— PROVIDED DATA —
____________
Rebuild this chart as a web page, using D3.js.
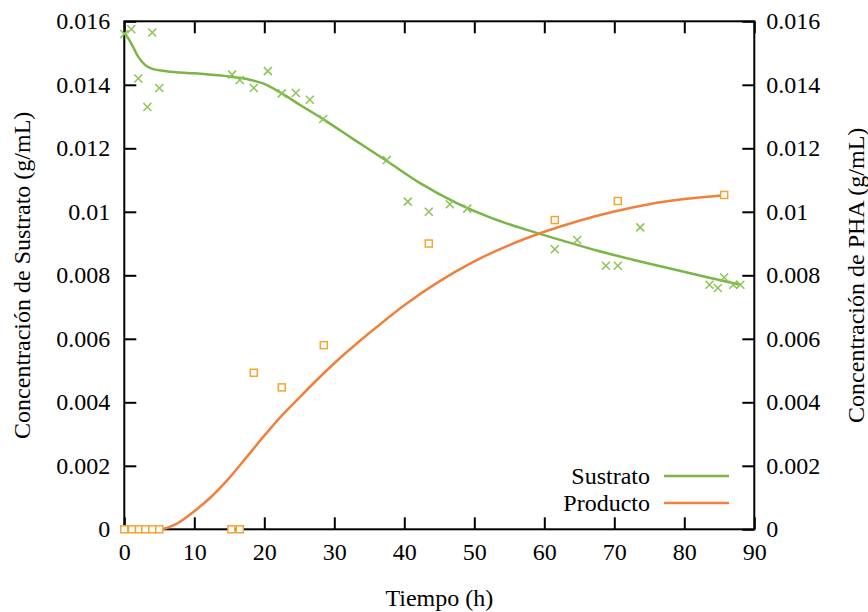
<!DOCTYPE html>
<html>
<head>
<meta charset="utf-8">
<script src="https://cdn.jsdelivr.net/npm/d3@7"></script>
<style>
  body { margin: 0; background: #fff; }
  svg { display: block; }
  svg text { font-family: "Liberation Serif", "Times New Roman", Times, "DejaVu Serif", serif; }
</style>
</head>
<body>
<svg id="chart" width="868" height="612"></svg>
<script>
// measured points (h, g/mL)
const sustratoT = [0, 1, 2, 3.3, 4, 5, 15.4, 16.5, 18.5, 20.5, 22.5, 24.5, 26.5, 28.4, 37.5, 40.5, 43.5, 46.5, 49,
  61.5, 64.7, 68.8, 70.5, 73.7, 83.6, 84.8, 85.7, 87, 88];
const sustratoC = [0.0156, 0.01575, 0.0142, 0.0133, 0.01565, 0.0139, 0.01432, 0.01415, 0.0139, 0.01443, 0.01373, 0.01374, 0.01353, 0.01292,
  0.01163, 0.01032, 0.01, 0.01024, 0.0101, 0.00882, 0.00911, 0.0083, 0.0083, 0.00951, 0.0077, 0.0076, 0.00793, 0.0077, 0.0077];

const productoT = [0, 1.1, 2.1, 3, 4, 5, 15.3, 16.5, 18.5, 22.5, 28.5, 43.5, 61.5, 70.5, 85.7];
const productoC = [0, 0, 0, 0, 0, 0, 0, 0, 0.00493, 0.00447, 0.0058, 0.009, 0.00974, 0.01034, 0.01053];

// model curves
const sustratoFitT = [0, 1, 2, 3, 4, 6, 10, 15, 17.5, 20, 22.5, 25, 28.4, 32.5, 37.5, 42.5, 47.5, 52.5, 57.5, 62.5, 67.5, 72.5, 77.5, 82.5, 88];
const sustratoFitC = [0.01566, 0.0153, 0.01488, 0.01462, 0.0145, 0.01443, 0.01436, 0.01426, 0.01418, 0.01403, 0.01373, 0.01338, 0.01292,
  0.01232, 0.0116, 0.01087, 0.01027, 0.0098, 0.00943, 0.0091, 0.00878, 0.0085, 0.00824, 0.00798, 0.0077];

const productoFitT = [0, 5, 7.5, 10, 12.5, 15, 17.5, 20, 22.5, 25, 30, 35, 40, 45, 50, 55, 60, 65, 70, 75, 80, 86];
const productoFitC = [0, 0, 0.00018, 0.00057, 0.00104, 0.00162, 0.00228, 0.00295, 0.00358, 0.00415, 0.00523, 0.00618, 0.00706, 0.00781,
  0.00844, 0.00895, 0.00937, 0.00972, 0.01001, 0.01024, 0.0104, 0.01053];

const xTicks = [0, 10, 20, 30, 40, 50, 60, 70, 80, 90];
const yTicks = [0, 0.002, 0.004, 0.006, 0.008, 0.01, 0.012, 0.014, 0.016];
const yTickLabels = ['0', '0.002', '0.004', '0.006', '0.008', '0.01', '0.012', '0.014', '0.016'];

const legendNames = ['Sustrato', 'Producto'];

const svg = d3.select('#chart');
const plotL = 124.3, plotR = 754.3, plotT = 21.3, plotB = 529.3;

const x = d3.scaleLinear().domain([0, 90]).range([plotL, plotR]);
const y = d3.scaleLinear().domain([0, 0.016]).range([plotB, plotT]);

const greenLine = '#79b646', greenMark = '#8cc456';
const orangeLine = '#f0803e', orangeMark = '#f5a431';
const fontSize = 24;
const serif = '"Liberation Serif", "Times New Roman", Times, "DejaVu Serif", serif';

const yFmt = (d) => yTickLabels[yTicks.indexOf(d)];

function styleAxis(g) {
  g.attr('font-family', null).attr('font-size', null);
  g.select('.domain').remove();
  g.selectAll('.tick line').attr('stroke', '#000').attr('stroke-width', 2);
  g.selectAll('.tick text').attr('fill', '#000').style('font-size', fontSize + 'px')
    .style('font-family', serif);
}

svg.append('g').attr('transform', `translate(0,${plotB})`)
  .call(d3.axisBottom(x).tickValues(xTicks).tickSizeInner(-12).tickSizeOuter(0).tickPadding(14))
  .call(styleAxis);
svg.append('g').attr('transform', `translate(0,${plotT})`)
  .call(d3.axisTop(x).tickValues(xTicks).tickSizeInner(-12).tickSizeOuter(0).tickFormat(''))
  .call(styleAxis);
svg.append('g').attr('transform', `translate(${plotL},0)`)
  .call(d3.axisLeft(y).tickValues(yTicks).tickFormat(yFmt).tickSizeInner(-12).tickSizeOuter(0).tickPadding(14))
  .call(styleAxis);
svg.append('g').attr('transform', `translate(${plotR},0)`)
  .call(d3.axisRight(y).tickValues(yTicks).tickFormat(yFmt).tickSizeInner(-12).tickSizeOuter(0).tickPadding(12))
  .call(styleAxis);

// frame
svg.append('rect')
  .attr('x', plotL).attr('y', plotT)
  .attr('width', plotR - plotL).attr('height', plotB - plotT)
  .attr('fill', 'none').attr('stroke', '#000').attr('stroke-width', 2);

// fitted curves
const line = d3.line().x((d) => x(d[0])).y((d) => y(d[1])).curve(d3.curveMonotoneX);
svg.append('path')
  .datum(sustratoFitT.map((t, i) => [t, sustratoFitC[i]]))
  .attr('d', line).attr('fill', 'none').attr('stroke', greenLine).attr('stroke-width', 2.5);
svg.append('path')
  .datum(productoFitT.map((t, i) => [t, productoFitC[i]]))
  .attr('d', line).attr('fill', 'none').attr('stroke', orangeLine).attr('stroke-width', 2.5);

// measured points
svg.append('g').selectAll('path')
  .data(sustratoT.map((t, i) => [t, sustratoC[i]]))
  .join('path')
  .attr('transform', (d) => `translate(${x(d[0])},${y(d[1])})`)
  .attr('d', 'M-4,-4L4,4M-4,4L4,-4')
  .attr('stroke', greenMark).attr('stroke-width', 1.5).attr('fill', 'none');

svg.append('g').selectAll('rect')
  .data(productoT.map((t, i) => [t, productoC[i]]))
  .join('rect')
  .attr('x', (d) => x(d[0]) - 3.5).attr('y', (d) => y(d[1]) - 3.5)
  .attr('width', 7).attr('height', 7)
  .attr('fill', '#fff').attr('stroke', orangeMark).attr('stroke-width', 1.5);

// legend
const legend = svg.append('g');
[greenLine, orangeLine].forEach((c, i) => {
  const ly = 476 + i * 27;
  legend.append('text')
    .attr('x', 650).attr('y', ly).attr('dy', '0.35em')
    .attr('text-anchor', 'end').style('font-size', fontSize + 'px')
    .text(legendNames[i]);
  legend.append('line')
    .attr('x1', 664).attr('x2', 729).attr('y1', ly).attr('y2', ly)
    .attr('stroke', c).attr('stroke-width', 2.5);
});

// axis titles
svg.append('text')
  .attr('x', (plotL + plotR) / 2).attr('y', 598).attr('dy', '0.35em')
  .attr('text-anchor', 'middle').style('font-size', fontSize + 'px')
  .text('Tiempo (h)');
svg.append('text')
  .attr('transform', `translate(22,${(plotT + plotB) / 2}) rotate(-90)`)
  .attr('dy', '0.35em').attr('text-anchor', 'middle').style('font-size', fontSize + 'px')
  .text('Concentración de Sustrato (g/mL)');
svg.append('text')
  .attr('transform', `translate(856,${(plotT + plotB) / 2}) rotate(-90)`)
  .attr('dy', '0.35em').attr('text-anchor', 'middle').style('font-size', fontSize + 'px')
  .text('Concentración de PHA (g/mL)');
</script>
</body>
</html>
____________
— WHAT YOU WILL DO —
Quote each line of the listing exactly, but leave the pictures out.

— WRITTEN SOLUTION —
Rebuild this chart as a web page, using D3.js.
<!DOCTYPE html>
<html>
<head>
<meta charset="utf-8">
<script src="https://cdn.jsdelivr.net/npm/d3@7"></script>
<style>
  body { margin: 0; background: #fff; }
  svg { display: block; }
  svg text { font-family: "Liberation Serif", "Times New Roman", Times, "DejaVu Serif", serif; }
</style>
</head>
<body>
<svg id="chart" width="868" height="612"></svg>
<script>
// measured points (h, g/mL)
const sustratoT = [0, 1, 2, 3.3, 4, 5, 15.4, 16.5, 18.5, 20.5, 22.5, 24.5, 26.5, 28.4, 37.5, 40.5, 43.5, 46.5, 49,
  61.5, 64.7, 68.8, 70.5, 73.7, 83.6, 84.8, 85.7, 87, 88];
const sustratoC = [0.0156, 0.01575, 0.0142, 0.0133, 0.01565, 0.0139, 0.01432, 0.01415, 0.0139, 0.01443, 0.01373, 0.01374, 0.01353, 0.01292,
  0.01163, 0.01032, 0.01, 0.01024, 0.0101, 0.00882, 0.00911, 0.0083, 0.0083, 0.00951, 0.0077, 0.0076, 0.00793, 0.0077, 0.0077];

const productoT = [0, 1.1, 2.1, 3, 4, 5, 15.3, 16.5, 18.5, 22.5, 28.5, 43.5, 61.5, 70.5, 85.7];
const productoC = [0, 0, 0, 0, 0, 0, 0, 0, 0.00493, 0.00447, 0.0058, 0.009, 0.00974, 0.01034, 0.01053];

// model curves
const sustratoFitT = [0, 1, 2, 3, 4, 6, 10, 15, 17.5, 20, 22.5, 25, 28.4, 32.5, 37.5, 42.5, 47.5, 52.5, 57.5, 62.5, 67.5, 72.5, 77.5, 82.5, 88];
const sustratoFitC = [0.01566, 0.0153, 0.01488, 0.01462, 0.0145, 0.01443, 0.01436, 0.01426, 0.01418, 0.01403, 0.01373, 0.01338, 0.01292,
  0.01232, 0.0116, 0.01087, 0.01027, 0.0098, 0.00943, 0.0091, 0.00878, 0.0085, 0.00824, 0.00798, 0.0077];

const productoFitT = [0, 5, 7.5, 10, 12.5, 15, 17.5, 20, 22.5, 25, 30, 35, 40, 45, 50, 55, 60, 65, 70, 75, 80, 86];
const productoFitC = [0, 0, 0.00018, 0.00057, 0.00104, 0.00162, 0.00228, 0.00295, 0.00358, 0.00415, 0.00523, 0.00618, 0.00706, 0.00781,
  0.00844, 0.00895, 0.00937, 0.00972, 0.01001, 0.01024, 0.0104, 0.01053];

const xTicks = [0, 10, 20, 30, 40, 50, 60, 70, 80, 90];
const yTicks = [0, 0.002, 0.004, 0.006, 0.008, 0.01, 0.012, 0.014, 0.016];
const yTickLabels = ['0', '0.002', '0.004', '0.006', '0.008', '0.01', '0.012', '0.014', '0.016'];

const legendNames = ['Sustrato', 'Producto'];

const svg = d3.select('#chart');
const plotL = 124.3, plotR = 754.3, plotT = 21.3, plotB = 529.3;

const x = d3.scaleLinear().domain([0, 90]).range([plotL, plotR]);
const y = d3.scaleLinear().domain([0, 0.016]).range([plotB, plotT]);

const greenLine = '#79b646', greenMark = '#8cc456';
const orangeLine = '#f0803e', orangeMark = '#f5a431';
const fontSize = 24;
const serif = '"Liberation Serif", "Times New Roman", Times, "DejaVu Serif", serif';

const yFmt = (d) => yTickLabels[yTicks.indexOf(d)];

function styleAxis(g) {
  g.attr('font-family', null).attr('font-size', null);
  g.select('.domain').remove();
  g.selectAll('.tick line').attr('stroke', '#000').attr('stroke-width', 2);
  g.selectAll('.tick text').attr('fill', '#000').style('font-size', fontSize + 'px')
    .style('font-family', serif);
}

svg.append('g').attr('transform', `translate(0,${plotB})`)
  .call(d3.axisBottom(x).tickValues(xTicks).tickSizeInner(-12).tickSizeOuter(0).tickPadding(14))
  .call(styleAxis);
svg.append('g').attr('transform', `translate(0,${plotT})`)
  .call(d3.axisTop(x).tickValues(xTicks).tickSizeInner(-12).tickSizeOuter(0).tickFormat(''))
  .call(styleAxis);
svg.append('g').attr('transform', `translate(${plotL},0)`)
  .call(d3.axisLeft(y).tickValues(yTicks).tickFormat(yFmt).tickSizeInner(-12).tickSizeOuter(0).tickPadding(14))
  .call(styleAxis);
svg.append('g').attr('transform', `translate(${plotR},0)`)
  .call(d3.axisRight(y).tickValues(yTicks).tickFormat(yFmt).tickSizeInner(-12).tickSizeOuter(0).tickPadding(12))
  .call(styleAxis);

// frame
svg.append('rect')
  .attr('x', plotL).attr('y', plotT)
  .attr('width', plotR - plotL).attr('height', plotB - plotT)
  .attr('fill', 'none').attr('stroke', '#000').attr('stroke-width', 2);

// fitted curves
const line = d3.line().x((d) => x(d[0])).y((d) => y(d[1])).curve(d3.curveMonotoneX);
svg.append('path')
  .datum(sustratoFitT.map((t, i) => [t, sustratoFitC[i]]))
  .attr('d', line).attr('fill', 'none').attr('stroke', greenLine).attr('stroke-width', 2.5);
svg.append('path')
  .datum(productoFitT.map((t, i) => [t, productoFitC[i]]))
  .attr('d', line).attr('fill', 'none').attr('stroke', orangeLine).attr('stroke-width', 2.5);

// measured points
svg.append('g').selectAll('path')
  .data(sustratoT.map((t, i) => [t, sustratoC[i]]))
  .join('path')
  .attr('transform', (d) => `translate(${x(d[0])},${y(d[1])})`)
  .attr('d', 'M-4,-4L4,4M-4,4L4,-4')
  .attr('stroke', greenMark).attr('stroke-width', 1.5).attr('fill', 'none');

svg.append('g').selectAll('rect')
  .data(productoT.map((t, i) => [t, productoC[i]]))
  .join('rect')
  .attr('x', (d) => x(d[0]) - 3.5).attr('y', (d) => y(d[1]) - 3.5)
  .attr('width', 7).attr('height', 7)
  .attr('fill', '#fff').attr('stroke', orangeMark).attr('stroke-width', 1.5);

// legend
const legend = svg.append('g');
[greenLine, orangeLine].forEach((c, i) => {
  const ly = 476 + i * 27;
  legend.append('text')
    .attr('x', 650).attr('y', ly).attr('dy', '0.35em')
    .attr('text-anchor', 'end').style('font-size', fontSize + 'px')
    .text(legendNames[i]);
  legend.append('line')
    .attr('x1', 664).attr('x2', 729).attr('y1', ly).attr('y2', ly)
    .attr('stroke', c).attr('stroke-width', 2.5);
});

// axis titles
svg.append('text')
  .attr('x', (plotL + plotR) / 2).attr('y', 598).attr('dy', '0.35em')
  .attr('text-anchor', 'middle').style('font-size', fontSize + 'px')
  .text('Tiempo (h)');
svg.append('text')
  .attr('transform', `translate(22,${(plotT + plotB) / 2}) rotate(-90)`)
  .attr('dy', '0.35em').attr('text-anchor', 'middle').style('font-size', fontSize + 'px')
  .text('Concentración de Sustrato (g/mL)');
svg.append('text')
  .attr('transform', `translate(856,${(plotT + plotB) / 2}) rotate(-90)`)
  .attr('dy', '0.35em').attr('text-anchor', 'middle').style('font-size', fontSize + 'px')
  .text('Concentración de PHA (g/mL)');
</script>
</body>
</html>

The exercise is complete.